EVERYTHING WAS WORKING RIGHT AND WHAT IS HAPPENING HERE SHOULD I STOP SHOULD I KEEP GOING I DON’T KNOW WHAT TO DOOOOO.
I kept writing. Couple days ago, I tweeted about writing 8,000 in one day. Yeah, that was in TES. This morning I woke up, sat up in bed, had an important paragraph I knew I needed to type before I lost it, and ended up writing 2,500 words before breakfast. I added another 1,300 this afternoon.
TES is going nuts, guys. I’m already at the 14,000 mark and it’s been less than fourteen days. Because I’m switching back and forth in time, I have a good first third of the novel plotted out almost in entirety. And I am already very close to getting over the speed bump I’ve always encountered during the first plot movement–the second plot movement is where things always used to fall apart. Thankfully this time I’ve solved that.
I know, once my characters enter the third plot movement, things will have to slow down because I am very vague now where things go from there. Which is kind of a relief actually, because hey. Backup plan! I’ll be forced to stop writing and just think for a little while. Which will give me an opportunity to pick Shutterbug back up. In case, you know. I dropped Shutterbug to write TES.
Which I don’t intend on doing.
I intend on writing Shutterbug and TES at the same time.
Even though that never, ever seems to work.
Even though you always say to yourself, “but this time is different!” and it turns out, no, it’s not.
What can I say? This time is different.
And that, guys, is my crazy WIP update. I’ve decided to start including some kind of stats with these WIP posts, so, here goes:
SHUTTERBUG MEETS (INVISIBLE) GIRL — YA magical realism with romantic elements. 16-year-old Toby McCleary sets out on a renewed quest to find the mysterious disappearing girl of his childhood, with only the clues in an unsolved mafia case, the pictures on a lost camera to guide him, and his own faith to guide him.
Current word count: 82k out of 85k
Why this is not as good as it sounds: because I’m just wrapping up Act 2. I lingered too long on a specific plot movement, and now I need to get the plot back on track by hammering out some important scenes so we can get to the good stuff. Am working on hammering out those now–successful so far, in that I wrote one already this month (between writing TES. Hah, hah.)
And speak of the devil! Introducing, my second-possibly-WIP…

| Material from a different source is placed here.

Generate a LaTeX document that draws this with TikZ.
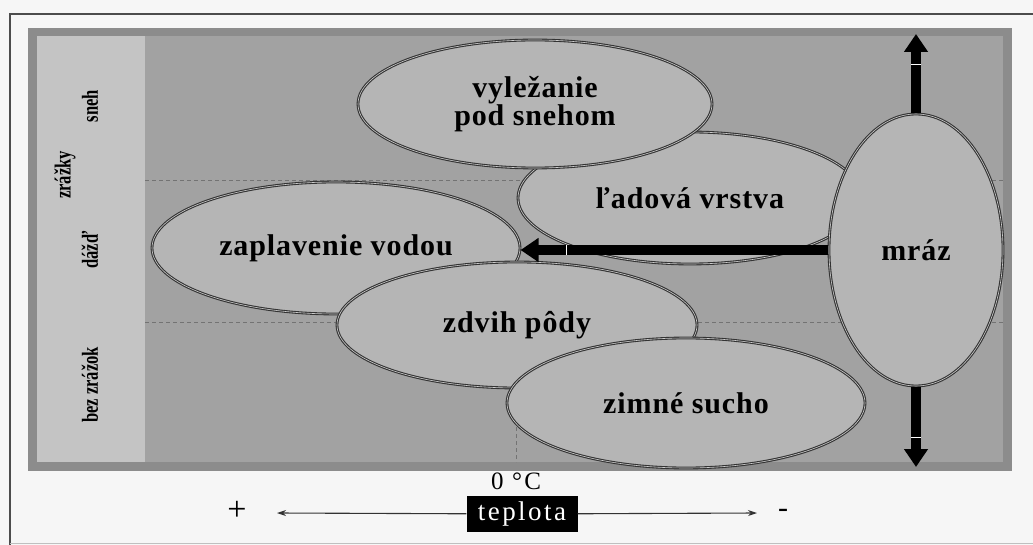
\documentclass[tikz,border=0pt]{standalone}
\usepackage{fontspec}
\setmainfont{Liberation Serif}
\newfontfamily\spacedfont[LetterSpace=3]{Liberation Serif}
\newfontfamily\widefont[LetterSpace=9]{Liberation Serif}
\newfontfamily\narrowfont[FakeStretch=0.72]{Liberation Serif}
\usetikzlibrary{arrows.meta,shapes.geometric,decorations.markings}
\definecolor{paper}{HTML}{F6F6F6}
\definecolor{rim}{HTML}{8C8C8C}
\definecolor{field}{HTML}{A2A2A2}
\definecolor{strip}{HTML}{C4C4C4}
\definecolor{blob}{HTML}{B5B5B5}
\definecolor{edge}{HTML}{333333}

\begin{document}
\begin{tikzpicture}[x=1pt,y=-1pt,
 zone/.style={ellipse,draw=edge,line width=1.1pt,double=white!80!black,double distance=0.6pt,fill=blob,inner sep=0pt,align=center,font=\spacedfont\bfseries\fontsize{30}{27}\selectfont},
 side/.style={rotate=90,inner sep=0pt,font=\narrowfont\bfseries\fontsize{23}{23}\selectfont},
 guide/.style={draw=black!55,line width=0.5pt,dash pattern=on 4pt off 3pt},
 bigarrow/.style={-{Triangle[length=18pt,width=23pt]},line width=10pt,draw=black,postaction={decorate},
  decoration={markings,mark=at position -#1 with {\draw[-,white,line width=1pt] (0pt,-5pt) -- (0pt,5pt);}}},
 axis/.style={-{Stealth[length=9pt,width=6pt]},line width=1.1pt,draw=black!80}]
\fill[paper] (0,0) rectangle (1033,545);
\useasboundingbox (0,0) rectangle (1033,545);
\draw[line width=2.5pt,black!70] (1033,14) -- (10,14) -- (10,545);
\draw[line width=1pt,black!25] (10,543.5) -- (1033,543.5);
\fill[rim] (28,28) rectangle (1012,471);
\fill[field] (37,36) rectangle (1003,462);
\fill[strip] (37,36) rectangle (145,462);
\draw[guide] (145,180) -- (1003,180);
\draw[guide] (145,322) -- (1003,322);
\draw[guide] (516,322) -- (516,462);
\node[side] (snowfall) at (90,106) {sneh};
\node[side] (precip) at (65,175) {zrážky};
\node[side] (rain) at (90,250) {dážď};
\node[side] (dry) at (90,385) {bez zrážok};
\node[zone,minimum width=344pt,minimum height=132pt] (ice) at (690,198) {ľadová vrstva};
\node[zone,minimum width=354pt,minimum height=128pt] (snow) at (535,104) {vyležanie\\pod snehom};
\node[zone,minimum width=368pt,minimum height=132pt] (flood) at (336,248) {zaplavenie vodou};
\node[zone,minimum width=360pt,minimum height=126pt] (heave) at (517,325) {zdvih pôdy};
\node[zone,minimum width=358pt,minimum height=130pt] (drought) at (686,403) {zimné sucho};
\node[zone,minimum width=174pt,minimum height=272pt] (frost) at (916,250) {mráz};
\coordinate (ceil) at (916,34);
\coordinate (floor) at (916,467);
\draw[bigarrow=31pt] (frost.north) -- (ceil);
\draw[bigarrow=30pt] (frost.south) -- (floor);
\draw[bigarrow=46pt] (frost.west) -- (frost.west -| flood.east);
\node[font=\widefont\fontsize{25}{25}\selectfont] (zero) at (516,481) {0 °C};
\node[fill=black,text=white,minimum width=111pt,minimum height=36pt,inner sep=0pt,font=\widefont\fontsize{27}{27}\selectfont] (temp) at (522,514) {teplota};
\node[font=\fontsize{34}{34}\selectfont] (plus) at (237,511) {+};
\node[font=\fontsize{30}{30}\selectfont] (minus) at (783,513) {-};
\coordinate (hot) at (277,513);
\coordinate (cold) at (757,513);
\draw[axis] (temp) -- (hot);
\draw[axis] (temp) -- (cold);
\end{tikzpicture}
\end{document}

THE ETERNITY SHIFT — a YA dystopian. A girl who loves to dance wakes up in a future cursed with immortality, where, as an accidental beta-tester for the first cryogenic pod, she’s the only mortal left.
Current word count: 14k out of 90k
Status: Moving from the opening, establishing chapters (which have always given me grief in previous drafts) to the exciting part, when Robin starts digging into her relationship with the guy who she really, really shouldn’t fall in love with, because he was bred to be a killer and oooh…tension!
TES also has a Pinterest. In case you’re interested. (Because getting a Pinterest is, like the first thing I DO with new ideas nowadays.)
So ANYWAY. That concludes my massive two-part WIP update.
What about you guys? How are your WIP’s going? Does anyone else out there storyboard with Pinterest like me? Share!